- The exercise -
Your copy should be exact, beginning at the line containing "Give me the Plotly source for this chart." and ending at the line containing "0.014, 0.014, 0.014]", with both lines kept and every picture dropped.
* Start The records *
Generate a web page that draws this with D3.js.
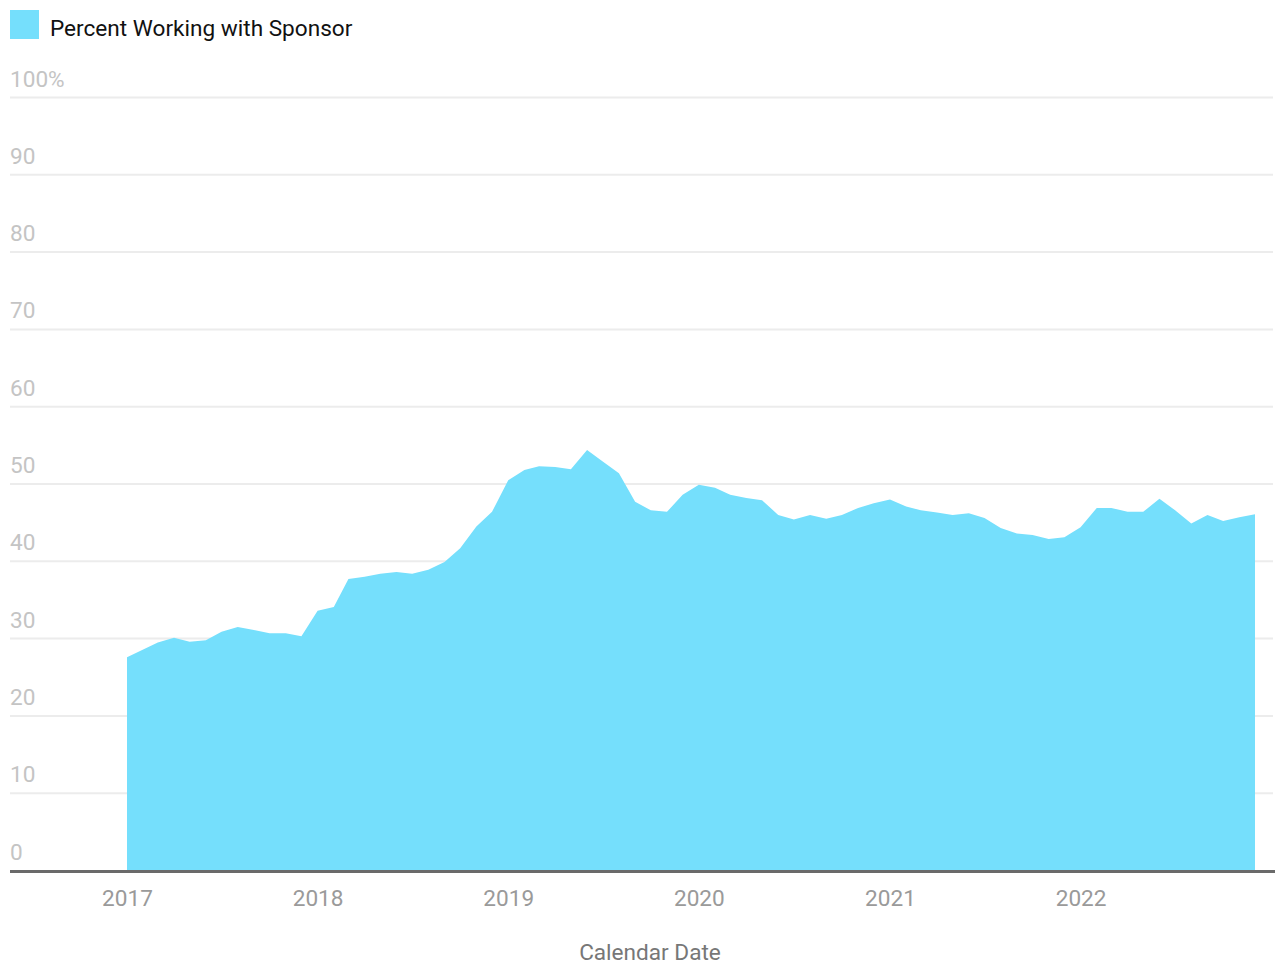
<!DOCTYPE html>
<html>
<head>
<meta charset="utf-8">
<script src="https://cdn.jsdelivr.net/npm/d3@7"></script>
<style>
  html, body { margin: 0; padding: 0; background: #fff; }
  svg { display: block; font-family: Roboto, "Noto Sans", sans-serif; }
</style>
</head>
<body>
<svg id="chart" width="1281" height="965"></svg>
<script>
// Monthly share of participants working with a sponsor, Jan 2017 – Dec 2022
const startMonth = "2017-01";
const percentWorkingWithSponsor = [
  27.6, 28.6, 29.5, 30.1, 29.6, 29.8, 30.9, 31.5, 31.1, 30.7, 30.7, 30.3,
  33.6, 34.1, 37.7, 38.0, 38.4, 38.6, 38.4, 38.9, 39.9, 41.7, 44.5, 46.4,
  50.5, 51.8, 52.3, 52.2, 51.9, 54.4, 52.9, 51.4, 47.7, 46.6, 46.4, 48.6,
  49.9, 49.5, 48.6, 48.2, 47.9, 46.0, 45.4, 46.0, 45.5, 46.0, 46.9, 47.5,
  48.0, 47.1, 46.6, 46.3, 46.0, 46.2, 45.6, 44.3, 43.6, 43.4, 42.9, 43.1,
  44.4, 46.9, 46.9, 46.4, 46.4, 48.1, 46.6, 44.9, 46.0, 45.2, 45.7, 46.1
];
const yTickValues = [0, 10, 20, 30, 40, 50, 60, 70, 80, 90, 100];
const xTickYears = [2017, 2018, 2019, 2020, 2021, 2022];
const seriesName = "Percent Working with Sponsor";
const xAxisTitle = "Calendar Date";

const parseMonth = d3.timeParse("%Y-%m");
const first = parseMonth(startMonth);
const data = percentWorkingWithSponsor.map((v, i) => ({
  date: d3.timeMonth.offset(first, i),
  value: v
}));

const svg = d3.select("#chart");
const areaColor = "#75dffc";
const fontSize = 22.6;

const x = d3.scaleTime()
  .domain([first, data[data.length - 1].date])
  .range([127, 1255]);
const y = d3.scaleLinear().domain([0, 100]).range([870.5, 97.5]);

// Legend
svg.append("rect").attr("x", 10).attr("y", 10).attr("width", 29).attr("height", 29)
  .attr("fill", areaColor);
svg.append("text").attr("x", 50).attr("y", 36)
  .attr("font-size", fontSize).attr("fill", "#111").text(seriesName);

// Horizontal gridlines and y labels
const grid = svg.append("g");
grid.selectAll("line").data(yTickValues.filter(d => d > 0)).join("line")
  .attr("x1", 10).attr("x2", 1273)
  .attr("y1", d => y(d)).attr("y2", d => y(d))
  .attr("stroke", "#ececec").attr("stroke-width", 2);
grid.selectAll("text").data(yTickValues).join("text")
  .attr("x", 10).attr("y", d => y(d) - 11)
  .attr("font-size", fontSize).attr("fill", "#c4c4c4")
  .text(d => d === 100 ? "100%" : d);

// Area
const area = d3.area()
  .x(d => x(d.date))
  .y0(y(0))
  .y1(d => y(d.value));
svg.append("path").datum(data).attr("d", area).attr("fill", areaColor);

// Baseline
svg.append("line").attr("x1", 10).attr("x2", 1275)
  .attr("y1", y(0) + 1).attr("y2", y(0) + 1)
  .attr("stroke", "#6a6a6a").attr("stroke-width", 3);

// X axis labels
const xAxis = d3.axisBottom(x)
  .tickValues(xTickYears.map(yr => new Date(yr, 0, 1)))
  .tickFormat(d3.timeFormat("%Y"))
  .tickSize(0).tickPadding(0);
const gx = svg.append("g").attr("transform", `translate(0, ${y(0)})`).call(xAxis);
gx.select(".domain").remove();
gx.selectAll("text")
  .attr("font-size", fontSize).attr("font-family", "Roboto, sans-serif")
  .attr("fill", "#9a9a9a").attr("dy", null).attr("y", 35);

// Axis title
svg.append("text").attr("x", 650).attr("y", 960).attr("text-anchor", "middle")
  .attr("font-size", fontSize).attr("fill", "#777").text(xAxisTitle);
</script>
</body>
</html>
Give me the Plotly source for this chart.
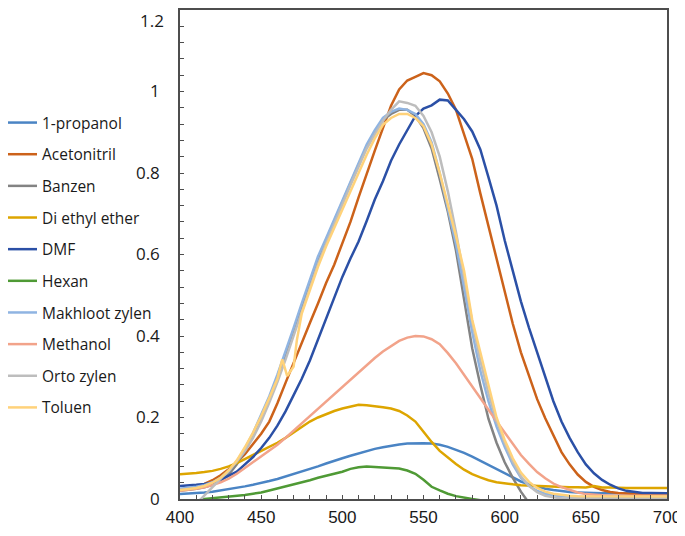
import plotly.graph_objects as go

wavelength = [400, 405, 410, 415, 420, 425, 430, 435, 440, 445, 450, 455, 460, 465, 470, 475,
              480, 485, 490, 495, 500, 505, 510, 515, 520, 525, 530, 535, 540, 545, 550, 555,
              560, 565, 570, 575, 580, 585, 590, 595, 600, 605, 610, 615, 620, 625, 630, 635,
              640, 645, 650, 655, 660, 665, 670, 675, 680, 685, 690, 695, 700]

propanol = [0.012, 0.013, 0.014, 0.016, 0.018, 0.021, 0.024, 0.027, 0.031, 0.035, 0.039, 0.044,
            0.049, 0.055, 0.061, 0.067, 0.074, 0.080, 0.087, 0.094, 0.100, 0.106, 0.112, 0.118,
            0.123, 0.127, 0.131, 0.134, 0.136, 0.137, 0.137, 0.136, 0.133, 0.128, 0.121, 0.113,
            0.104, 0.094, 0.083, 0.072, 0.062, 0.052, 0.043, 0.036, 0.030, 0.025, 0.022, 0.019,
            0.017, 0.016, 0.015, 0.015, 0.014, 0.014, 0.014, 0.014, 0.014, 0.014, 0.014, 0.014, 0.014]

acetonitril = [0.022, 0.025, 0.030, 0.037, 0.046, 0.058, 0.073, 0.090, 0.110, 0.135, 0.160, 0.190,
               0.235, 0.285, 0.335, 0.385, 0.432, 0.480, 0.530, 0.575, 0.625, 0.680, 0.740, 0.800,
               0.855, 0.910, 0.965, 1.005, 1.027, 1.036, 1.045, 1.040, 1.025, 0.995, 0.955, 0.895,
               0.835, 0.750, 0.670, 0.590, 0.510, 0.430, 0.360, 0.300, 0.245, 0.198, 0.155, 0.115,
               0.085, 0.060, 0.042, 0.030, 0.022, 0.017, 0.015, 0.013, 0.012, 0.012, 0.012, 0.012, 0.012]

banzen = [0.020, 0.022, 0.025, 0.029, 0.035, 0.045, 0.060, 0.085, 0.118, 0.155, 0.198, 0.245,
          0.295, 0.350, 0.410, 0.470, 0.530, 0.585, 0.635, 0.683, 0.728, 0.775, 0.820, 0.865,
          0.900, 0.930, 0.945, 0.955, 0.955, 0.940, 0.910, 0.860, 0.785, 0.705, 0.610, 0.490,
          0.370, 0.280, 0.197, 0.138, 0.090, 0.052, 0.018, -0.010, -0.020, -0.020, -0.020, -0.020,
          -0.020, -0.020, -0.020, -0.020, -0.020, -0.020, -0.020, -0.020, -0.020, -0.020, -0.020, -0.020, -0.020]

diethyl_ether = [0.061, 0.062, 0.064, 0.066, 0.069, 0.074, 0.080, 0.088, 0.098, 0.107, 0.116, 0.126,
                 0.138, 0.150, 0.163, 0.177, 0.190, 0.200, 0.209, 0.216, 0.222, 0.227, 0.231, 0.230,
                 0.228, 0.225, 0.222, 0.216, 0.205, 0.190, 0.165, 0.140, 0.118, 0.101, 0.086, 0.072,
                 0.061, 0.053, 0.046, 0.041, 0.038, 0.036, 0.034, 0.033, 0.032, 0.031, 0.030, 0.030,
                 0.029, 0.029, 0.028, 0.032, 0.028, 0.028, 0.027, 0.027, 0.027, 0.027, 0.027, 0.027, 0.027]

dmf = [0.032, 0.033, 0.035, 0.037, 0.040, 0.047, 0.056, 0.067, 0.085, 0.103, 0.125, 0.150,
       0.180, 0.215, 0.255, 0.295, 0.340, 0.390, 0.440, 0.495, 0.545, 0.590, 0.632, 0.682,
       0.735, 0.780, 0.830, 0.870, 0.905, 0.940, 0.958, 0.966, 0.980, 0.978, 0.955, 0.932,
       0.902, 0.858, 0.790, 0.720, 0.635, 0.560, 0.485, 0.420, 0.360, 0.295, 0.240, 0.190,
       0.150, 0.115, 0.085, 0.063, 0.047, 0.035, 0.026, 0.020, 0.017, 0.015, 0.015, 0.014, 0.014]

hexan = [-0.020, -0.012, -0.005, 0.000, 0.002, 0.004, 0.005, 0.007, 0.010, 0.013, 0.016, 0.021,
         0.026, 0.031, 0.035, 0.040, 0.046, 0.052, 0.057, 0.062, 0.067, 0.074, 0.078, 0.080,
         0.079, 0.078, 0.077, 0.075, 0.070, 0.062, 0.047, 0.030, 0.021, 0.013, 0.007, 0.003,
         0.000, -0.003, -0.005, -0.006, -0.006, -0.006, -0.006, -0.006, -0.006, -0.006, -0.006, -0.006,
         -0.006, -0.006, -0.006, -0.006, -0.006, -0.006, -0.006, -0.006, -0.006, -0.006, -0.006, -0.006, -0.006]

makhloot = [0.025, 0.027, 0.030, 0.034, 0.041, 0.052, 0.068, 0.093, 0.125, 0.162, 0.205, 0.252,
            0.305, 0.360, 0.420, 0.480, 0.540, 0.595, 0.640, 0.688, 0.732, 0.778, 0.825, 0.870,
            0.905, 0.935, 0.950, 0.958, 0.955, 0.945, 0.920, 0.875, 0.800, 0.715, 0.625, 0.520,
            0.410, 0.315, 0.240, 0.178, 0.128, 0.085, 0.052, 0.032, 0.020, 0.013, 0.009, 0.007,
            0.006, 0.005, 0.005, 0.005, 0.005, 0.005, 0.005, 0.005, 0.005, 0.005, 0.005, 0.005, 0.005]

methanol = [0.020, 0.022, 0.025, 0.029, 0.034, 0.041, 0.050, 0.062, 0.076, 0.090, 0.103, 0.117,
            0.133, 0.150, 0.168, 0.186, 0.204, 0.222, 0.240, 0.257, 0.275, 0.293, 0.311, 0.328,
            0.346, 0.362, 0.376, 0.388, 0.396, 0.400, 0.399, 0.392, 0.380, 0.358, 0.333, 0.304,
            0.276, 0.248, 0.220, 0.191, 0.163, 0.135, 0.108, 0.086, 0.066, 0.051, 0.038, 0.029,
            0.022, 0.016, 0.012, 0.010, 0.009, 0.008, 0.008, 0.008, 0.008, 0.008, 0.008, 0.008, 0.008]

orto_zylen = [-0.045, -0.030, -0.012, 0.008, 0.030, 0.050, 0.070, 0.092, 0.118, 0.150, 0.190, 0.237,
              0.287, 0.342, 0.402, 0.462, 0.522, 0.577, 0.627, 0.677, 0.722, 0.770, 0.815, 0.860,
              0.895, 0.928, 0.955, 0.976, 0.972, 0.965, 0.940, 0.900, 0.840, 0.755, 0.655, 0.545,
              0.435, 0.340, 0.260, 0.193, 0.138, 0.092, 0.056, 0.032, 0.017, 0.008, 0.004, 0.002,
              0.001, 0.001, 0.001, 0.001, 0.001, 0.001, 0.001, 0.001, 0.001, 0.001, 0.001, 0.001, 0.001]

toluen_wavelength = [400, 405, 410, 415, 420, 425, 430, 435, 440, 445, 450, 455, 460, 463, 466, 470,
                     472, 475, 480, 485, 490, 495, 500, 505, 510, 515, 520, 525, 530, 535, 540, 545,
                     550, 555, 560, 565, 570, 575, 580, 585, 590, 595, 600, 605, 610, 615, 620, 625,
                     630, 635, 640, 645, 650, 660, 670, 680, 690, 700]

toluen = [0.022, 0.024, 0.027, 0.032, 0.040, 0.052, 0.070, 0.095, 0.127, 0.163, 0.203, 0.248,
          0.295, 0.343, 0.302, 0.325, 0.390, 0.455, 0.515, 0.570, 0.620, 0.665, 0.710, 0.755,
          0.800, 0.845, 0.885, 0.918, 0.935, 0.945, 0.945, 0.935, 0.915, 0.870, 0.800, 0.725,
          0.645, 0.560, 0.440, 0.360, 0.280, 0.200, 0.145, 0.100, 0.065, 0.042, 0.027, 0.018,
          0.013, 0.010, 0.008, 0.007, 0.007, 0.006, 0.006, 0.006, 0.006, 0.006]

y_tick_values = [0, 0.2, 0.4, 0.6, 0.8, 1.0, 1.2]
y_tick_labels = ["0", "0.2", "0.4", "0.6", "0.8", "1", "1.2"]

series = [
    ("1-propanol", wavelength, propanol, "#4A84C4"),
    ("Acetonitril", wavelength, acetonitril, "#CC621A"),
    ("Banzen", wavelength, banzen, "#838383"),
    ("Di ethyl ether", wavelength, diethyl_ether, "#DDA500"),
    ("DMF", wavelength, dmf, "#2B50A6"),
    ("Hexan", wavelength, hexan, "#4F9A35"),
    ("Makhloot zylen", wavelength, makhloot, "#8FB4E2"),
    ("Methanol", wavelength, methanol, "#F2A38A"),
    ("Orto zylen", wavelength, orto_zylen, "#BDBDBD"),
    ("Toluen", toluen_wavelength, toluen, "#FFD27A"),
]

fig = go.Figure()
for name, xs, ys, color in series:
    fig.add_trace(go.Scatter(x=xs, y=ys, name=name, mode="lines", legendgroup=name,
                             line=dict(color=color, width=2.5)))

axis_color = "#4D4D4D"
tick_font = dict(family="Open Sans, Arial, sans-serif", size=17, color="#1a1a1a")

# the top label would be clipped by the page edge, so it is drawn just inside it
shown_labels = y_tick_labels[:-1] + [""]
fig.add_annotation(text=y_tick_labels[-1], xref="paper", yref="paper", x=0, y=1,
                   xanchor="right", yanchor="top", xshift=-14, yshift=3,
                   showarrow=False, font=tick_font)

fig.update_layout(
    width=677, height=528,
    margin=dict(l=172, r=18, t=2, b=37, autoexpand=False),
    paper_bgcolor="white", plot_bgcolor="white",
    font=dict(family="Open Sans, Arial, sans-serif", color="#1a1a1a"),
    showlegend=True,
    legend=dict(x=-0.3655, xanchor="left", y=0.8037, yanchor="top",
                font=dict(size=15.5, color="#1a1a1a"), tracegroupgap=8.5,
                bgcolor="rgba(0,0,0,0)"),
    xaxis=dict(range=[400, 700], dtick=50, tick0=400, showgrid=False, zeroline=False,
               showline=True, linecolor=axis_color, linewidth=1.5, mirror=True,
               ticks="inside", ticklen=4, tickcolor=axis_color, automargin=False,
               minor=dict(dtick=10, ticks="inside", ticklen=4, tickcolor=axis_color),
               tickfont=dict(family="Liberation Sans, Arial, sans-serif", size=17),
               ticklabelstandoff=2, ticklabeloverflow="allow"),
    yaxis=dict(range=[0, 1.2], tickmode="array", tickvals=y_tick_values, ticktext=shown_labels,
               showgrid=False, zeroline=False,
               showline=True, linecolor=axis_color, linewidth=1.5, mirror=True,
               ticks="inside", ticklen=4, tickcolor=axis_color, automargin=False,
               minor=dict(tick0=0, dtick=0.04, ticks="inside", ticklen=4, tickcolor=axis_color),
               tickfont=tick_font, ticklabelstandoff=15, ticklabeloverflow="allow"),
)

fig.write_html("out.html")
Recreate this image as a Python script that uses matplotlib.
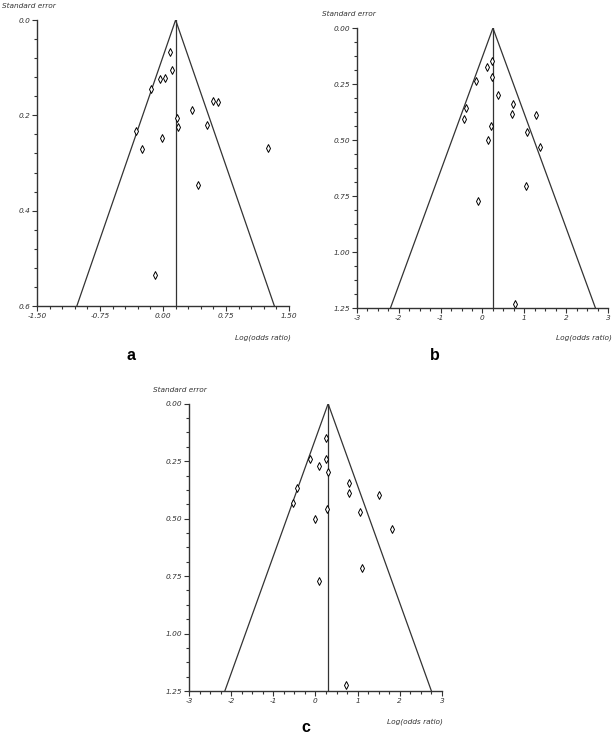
* End The records *
- The output -
Give me the Plotly source for this chart.
import plotly.graph_objects as go

wavelength = [400, 405, 410, 415, 420, 425, 430, 435, 440, 445, 450, 455, 460, 465, 470, 475,
              480, 485, 490, 495, 500, 505, 510, 515, 520, 525, 530, 535, 540, 545, 550, 555,
              560, 565, 570, 575, 580, 585, 590, 595, 600, 605, 610, 615, 620, 625, 630, 635,
              640, 645, 650, 655, 660, 665, 670, 675, 680, 685, 690, 695, 700]

propanol = [0.012, 0.013, 0.014, 0.016, 0.018, 0.021, 0.024, 0.027, 0.031, 0.035, 0.039, 0.044,
            0.049, 0.055, 0.061, 0.067, 0.074, 0.080, 0.087, 0.094, 0.100, 0.106, 0.112, 0.118,
            0.123, 0.127, 0.131, 0.134, 0.136, 0.137, 0.137, 0.136, 0.133, 0.128, 0.121, 0.113,
            0.104, 0.094, 0.083, 0.072, 0.062, 0.052, 0.043, 0.036, 0.030, 0.025, 0.022, 0.019,
            0.017, 0.016, 0.015, 0.015, 0.014, 0.014, 0.014, 0.014, 0.014, 0.014, 0.014, 0.014, 0.014]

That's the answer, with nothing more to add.